--- Instructions for the task ---
In the records that follow, show each line where the word "this" is present.

--- Source data ---

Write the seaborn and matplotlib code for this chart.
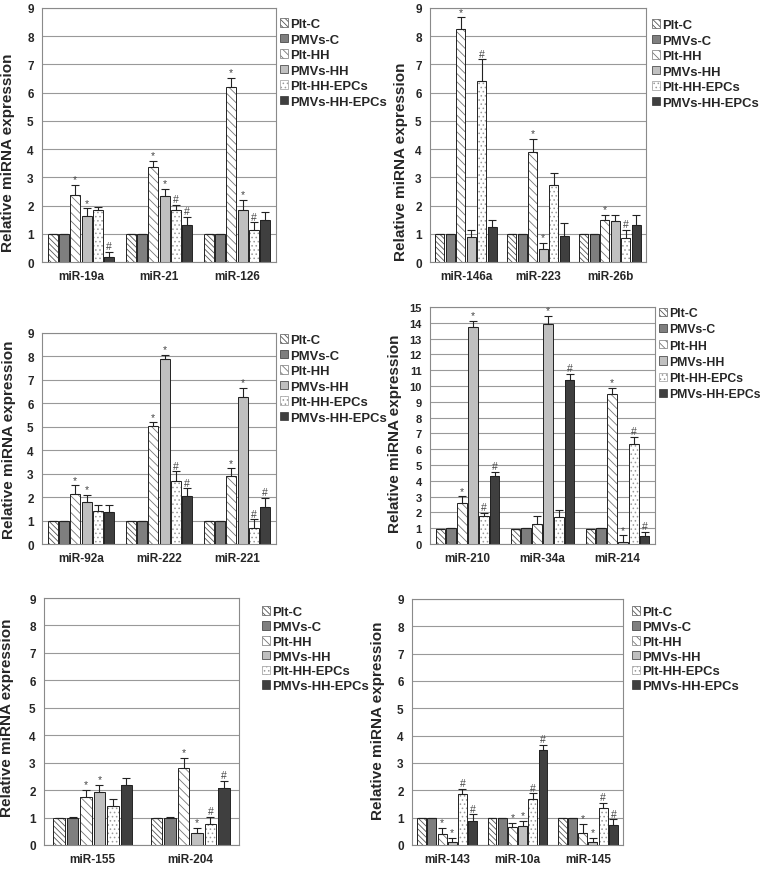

---

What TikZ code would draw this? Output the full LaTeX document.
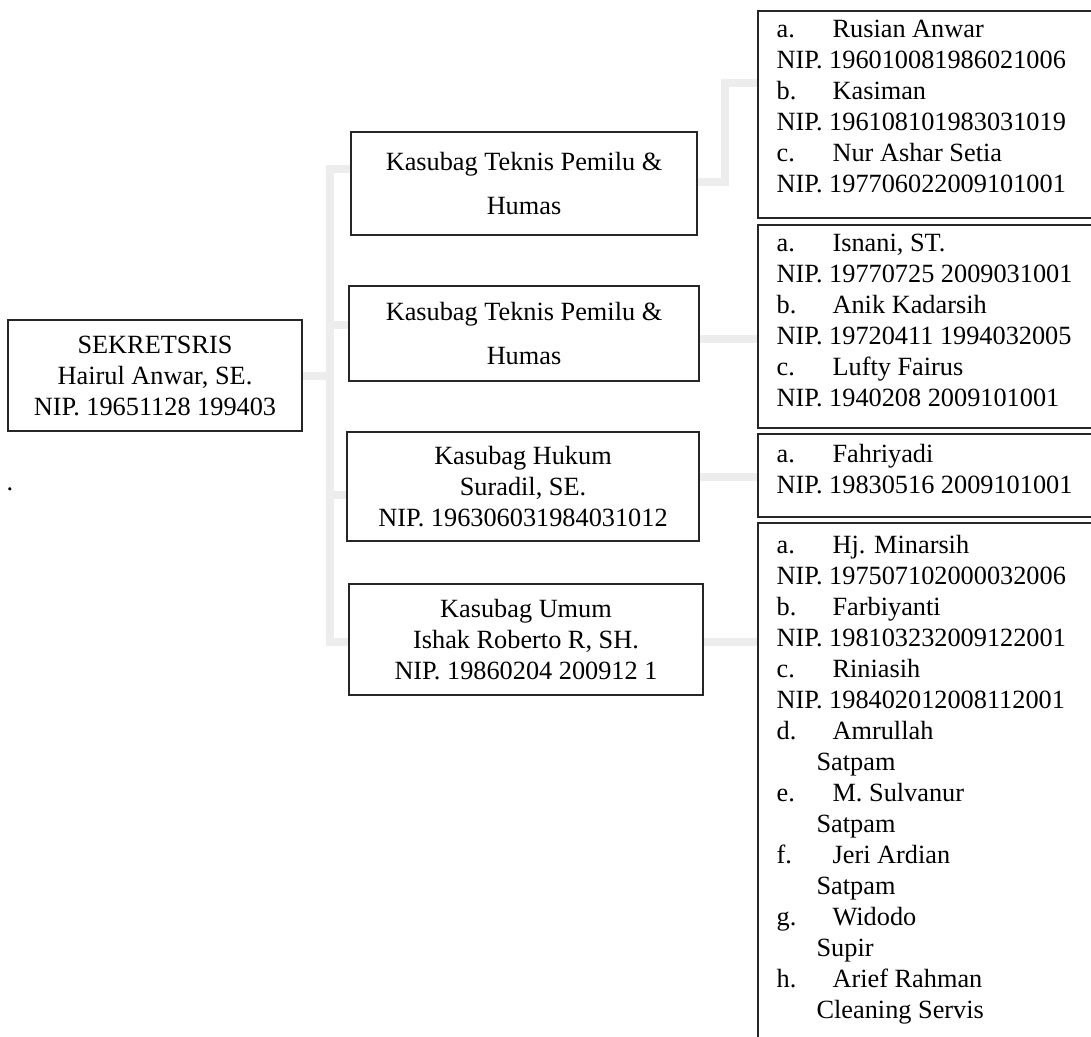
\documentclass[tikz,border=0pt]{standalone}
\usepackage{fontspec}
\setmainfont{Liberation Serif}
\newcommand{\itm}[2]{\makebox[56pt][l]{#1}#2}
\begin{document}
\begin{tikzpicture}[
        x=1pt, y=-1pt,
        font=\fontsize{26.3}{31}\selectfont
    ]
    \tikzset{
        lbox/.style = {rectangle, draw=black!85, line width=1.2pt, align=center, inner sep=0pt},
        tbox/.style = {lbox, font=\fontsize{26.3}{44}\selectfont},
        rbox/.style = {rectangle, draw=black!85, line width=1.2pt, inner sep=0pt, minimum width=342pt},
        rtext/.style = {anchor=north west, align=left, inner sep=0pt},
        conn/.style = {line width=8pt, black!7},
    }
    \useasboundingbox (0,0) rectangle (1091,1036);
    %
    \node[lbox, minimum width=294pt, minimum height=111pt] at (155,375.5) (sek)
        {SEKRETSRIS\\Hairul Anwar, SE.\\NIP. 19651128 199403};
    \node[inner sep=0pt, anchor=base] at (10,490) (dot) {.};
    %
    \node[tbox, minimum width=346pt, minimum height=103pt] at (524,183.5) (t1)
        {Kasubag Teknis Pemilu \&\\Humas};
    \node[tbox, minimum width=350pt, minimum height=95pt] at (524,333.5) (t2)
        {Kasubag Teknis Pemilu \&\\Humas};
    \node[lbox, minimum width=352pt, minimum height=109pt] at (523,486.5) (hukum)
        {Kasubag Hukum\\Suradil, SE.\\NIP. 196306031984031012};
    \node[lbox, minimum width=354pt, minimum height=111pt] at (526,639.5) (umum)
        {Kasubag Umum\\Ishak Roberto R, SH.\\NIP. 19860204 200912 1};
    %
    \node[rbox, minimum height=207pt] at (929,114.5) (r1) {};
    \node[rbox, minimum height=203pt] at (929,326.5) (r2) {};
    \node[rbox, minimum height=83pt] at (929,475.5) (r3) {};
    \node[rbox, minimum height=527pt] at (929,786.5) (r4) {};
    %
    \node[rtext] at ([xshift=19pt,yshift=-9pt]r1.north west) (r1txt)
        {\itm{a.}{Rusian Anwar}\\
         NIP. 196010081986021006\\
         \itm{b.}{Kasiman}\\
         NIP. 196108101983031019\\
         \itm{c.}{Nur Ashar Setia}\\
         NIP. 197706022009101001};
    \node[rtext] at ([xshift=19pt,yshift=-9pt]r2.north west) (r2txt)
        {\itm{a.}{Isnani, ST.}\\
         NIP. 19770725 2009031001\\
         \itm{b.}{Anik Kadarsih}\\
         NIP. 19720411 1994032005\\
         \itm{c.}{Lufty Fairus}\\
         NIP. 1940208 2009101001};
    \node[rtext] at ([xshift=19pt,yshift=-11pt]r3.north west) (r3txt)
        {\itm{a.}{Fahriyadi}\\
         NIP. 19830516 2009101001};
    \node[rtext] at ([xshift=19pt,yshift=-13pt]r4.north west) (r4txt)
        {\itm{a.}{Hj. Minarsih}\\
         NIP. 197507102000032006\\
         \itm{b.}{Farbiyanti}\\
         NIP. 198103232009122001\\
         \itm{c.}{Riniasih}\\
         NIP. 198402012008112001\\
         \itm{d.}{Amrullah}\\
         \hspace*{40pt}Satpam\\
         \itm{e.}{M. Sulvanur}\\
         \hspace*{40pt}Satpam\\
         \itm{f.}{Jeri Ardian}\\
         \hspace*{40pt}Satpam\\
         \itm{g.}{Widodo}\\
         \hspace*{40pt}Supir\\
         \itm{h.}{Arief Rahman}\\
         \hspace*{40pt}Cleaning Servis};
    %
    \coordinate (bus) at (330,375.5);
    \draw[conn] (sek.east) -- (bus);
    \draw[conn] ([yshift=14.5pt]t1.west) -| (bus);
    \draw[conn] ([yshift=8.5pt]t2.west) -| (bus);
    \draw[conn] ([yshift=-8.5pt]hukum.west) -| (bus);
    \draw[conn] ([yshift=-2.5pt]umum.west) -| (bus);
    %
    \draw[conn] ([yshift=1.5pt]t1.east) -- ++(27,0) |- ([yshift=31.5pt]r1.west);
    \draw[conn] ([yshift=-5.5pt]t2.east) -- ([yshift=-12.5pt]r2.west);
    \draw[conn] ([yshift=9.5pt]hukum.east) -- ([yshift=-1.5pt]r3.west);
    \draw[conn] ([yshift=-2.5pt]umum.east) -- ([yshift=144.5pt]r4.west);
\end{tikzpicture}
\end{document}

--- Exercise output ---
Write the seaborn and matplotlib code for this chart.
What TikZ code would draw this? Output the full LaTeX document.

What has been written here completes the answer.